I’ve learned something surprising in 20 years of being a Christian: it’s not always easy seeing God as good.
If that describes you, then James Bryan Smith’s book, The Good and Beautiful God, might be a good place for you to start. I recently finished this as part of IVP Academic’s blog review program. It’s a stark contrast to the books I regularly review—I tend to focus on works that are more theological and historical in their focus—but I wanted to deviate from that because, well, of the title itself.
I honestly started wondering if I could truly affirm, without reservation, that I see God as good and beautiful. Could I see my Father in the same way that Jesus Christ did? Was such a thing possible? For instance, right now, I’d affirm the theological truth that God is trustworthy—but that doesn’t guarantee that I’ll actually believe Him to be worthy of my trust. Such things might take a lifetime (and more) to accomplish, but I think Smith’s book is very helpful in this regard because he approaches the subject by first pointing out the false narratives you believe about yourself and the true narratives about God that were preached by Jesus.

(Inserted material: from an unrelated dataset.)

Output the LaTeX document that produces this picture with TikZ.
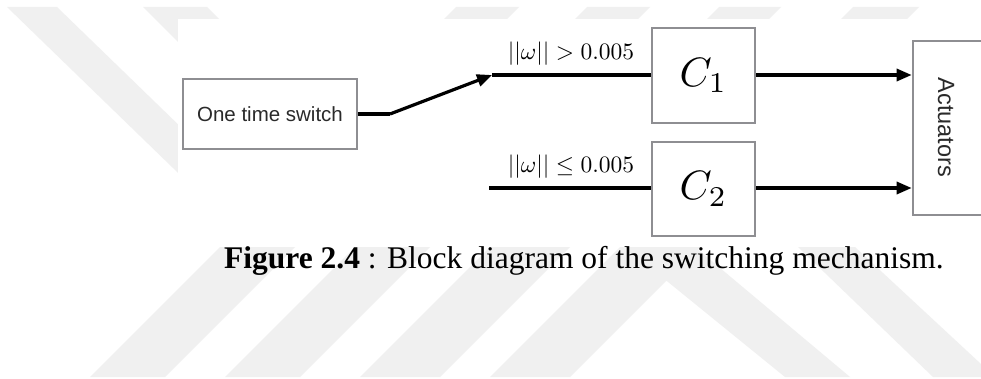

Those narratives include what I listed before: that you are nothing more than a sinner; that God is angry with you; that you have to earn His favor; and so on. In contrast to those lies, Jesus shows us a God who is a loving Father, who has re-made us in Christ so that we can say, with the confidence of the apostle, that the old is gone and the new has come! We can say that God is actually trustworthy, that He is good, and that even His holiness is an extension of His love because He is determined to rid us of anything that would destroy us.
Smith’s book includes personal examples from his own life, a life that has included being mentored by some spiritual heavyweights like Brennan Manning, Dallas Williard, Rich Mullins, and Richard J. Foster. He also uses his experiences to fight against the false narratives that we believe and promote the story Jesus taught. For instance, in one chapter, Smith talks about how he lost his daughter and his struggles with the idea that God might have punished his firstborn daughter because of a sin he and his wife might have committed. He then points out the times in the gospels where Jesus directly condemns this line of thinking.
It’s not a complicated book, but then, it never had the obligation to be. You could probably read it in a day or two, but this is the kind of book that you need to let simmer in your mind for a while. There are even discussion questions and spiritual exercises listed at the end of each chapter that Smith believes will be helpful as you’re contemplating the material you just read.
This book has me thinking about things, and while my review is finished, I know I’m not done wrestling with what I just read. If you get the chance to either buy this or borrow it, then go ahead and make good on that chance.